Intelligent Underwater Stereo Camera Design for Fish Metric Estimation Using Reliable Object Matching

Abstract

Precise fish metric estimation is essential in providing intelligent aquaculture farm decisions. Stereo vision has been widely used for size estimation. Still, many factors affect fish metrics accuracy using a low-cost underwater stereo camera, such as distance, ambient lighting, water velocity, and turbidity. Although such a system is affordable and energy-efficient, they are less accurate in estimating depths than its active counterparts. Since power source is always a problem in offshore aquaculture sites, energy-efficient devices are important. To deal with the accuracy problems of the camera, we propose an effective deep-learning-based object matching to optimize the fish metric estimation.

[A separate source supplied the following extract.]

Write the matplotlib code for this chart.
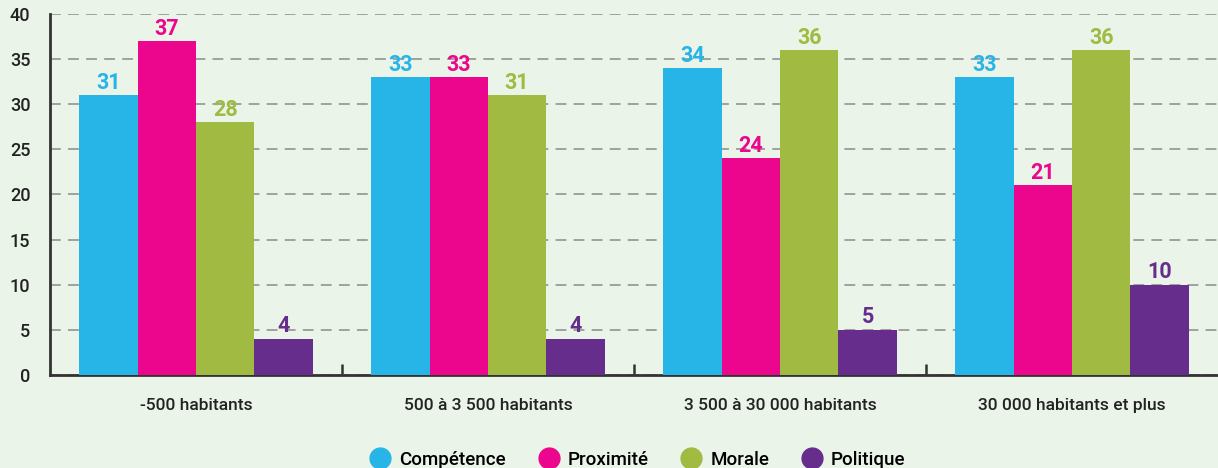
import numpy as np
import matplotlib
matplotlib.use("Agg")
from matplotlib import pyplot as plt
from matplotlib.lines import Line2D

categories = ["-500 habitants", "500 à 3 500 habitants",
              "3 500 à 30 000 habitants", "30 000 habitants et plus"]
series = ["Compétence", "Proximité", "Morale", "Politique"]
competence = [31, 33, 34, 33]
proximite = [37, 33, 24, 21]
morale = [28, 31, 36, 36]
politique = [4, 4, 5, 10]
colors = ["#27b5e8", "#ec068d", "#a0ba42", "#662d8c"]
bg = "#eaf4e8"

plt.rcParams['font.family'] = ['Roboto', 'DejaVu Sans']

fig = plt.figure(figsize=(12.18, 4.68), dpi=100, facecolor=bg)
ax = fig.add_axes([0.041, 0.199, 0.959, 0.771])
ax.set_facecolor(bg)

x = np.arange(len(categories))
w = 0.2
for i, vals in enumerate([competence, proximite, morale, politique]):
    pos = x + (i - 1.5) * w
    ax.bar(pos, vals, width=w, color=colors[i], zorder=3)
    for p, v in zip(pos, vals):
        ax.text(p, v + 0.15, str(v), ha='center', va='bottom', color=colors[i],
                fontsize=15.5, fontweight='bold', zorder=4)

ax.set_xlim(-0.5, 3.5)
ax.set_ylim(0, 40)
ax.set_yticks(range(0, 41, 5))
ax.yaxis.grid(True, linestyle=(0, (6, 4)), color='#9a9a9a', linewidth=1.3, zorder=0)
ax.set_axisbelow(True)

ax.set_xticks(x)
ax.set_xticklabels(categories, fontsize=12.5, color='#222222', fontweight='medium')
ax.tick_params(axis='x', length=0, pad=17)
ax.set_xticks([0.5, 1.5, 2.5], minor=True)
ax.tick_params(axis='x', which='minor', direction='in', length=8, width=1.8, color='#333333')
ax.tick_params(axis='y', length=0, pad=14, labelsize=13, labelcolor='#222222')
for lab in ax.get_yticklabels():
    lab.set_fontweight('medium')

for s in ['top', 'right']:
    ax.spines[s].set_visible(False)
ax.spines['left'].set_color('#333333')
ax.spines['left'].set_linewidth(2)
ax.spines['bottom'].set_color('#333333')
ax.spines['bottom'].set_linewidth(2)

handles = [Line2D([0], [0], marker='o', linestyle='', markersize=15,
                  markerfacecolor=c, markeredgecolor=c) for c in colors]
fig.legend(handles, series, loc='lower center', bbox_to_anchor=(0.52, -0.038),
           ncol=4, frameon=False, prop={'size': 13.5, 'weight': 'medium'},
           handletextpad=0.0, columnspacing=1.3)

fig.savefig("out.png", dpi=100, facecolor=bg)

In terms of the challenges of the underwater environment, an analysis of the accuracy of the fish 3D position calculation in the aquaculture cage based on the captured stereo camera images is performed. The analysis assumes a known geometrical configuration of the rectified camera system. The critical factor limiting the 3D fish metric estimation accuracy is the resolution of the computed depth maps of fish. An object-based matching is proposed for underwater fish tracking and depth computing to address this issue using reliable convolutional neural networks (CNNs). For each stereo video frame, an object classification and instance segmentation CNN separates the fish objects from their background. The fish objects are then cropped and matched using sub-pixel disparity computation of the video interpolation CNN. The calculated fish disparities and depth values are used for fish metric estimations. We also tracked each fish and computed the metrics across frames. The median metrics are calculated as the final result to reduce the noises introduced by the different gestures of the fish. Furthermore, underwater stereo video datasets with the actual metrics of sampled fish measured by humans are also constructed to verify the effectiveness of our approach. Our proposed method has less than a 5% error rate for fish length estimation.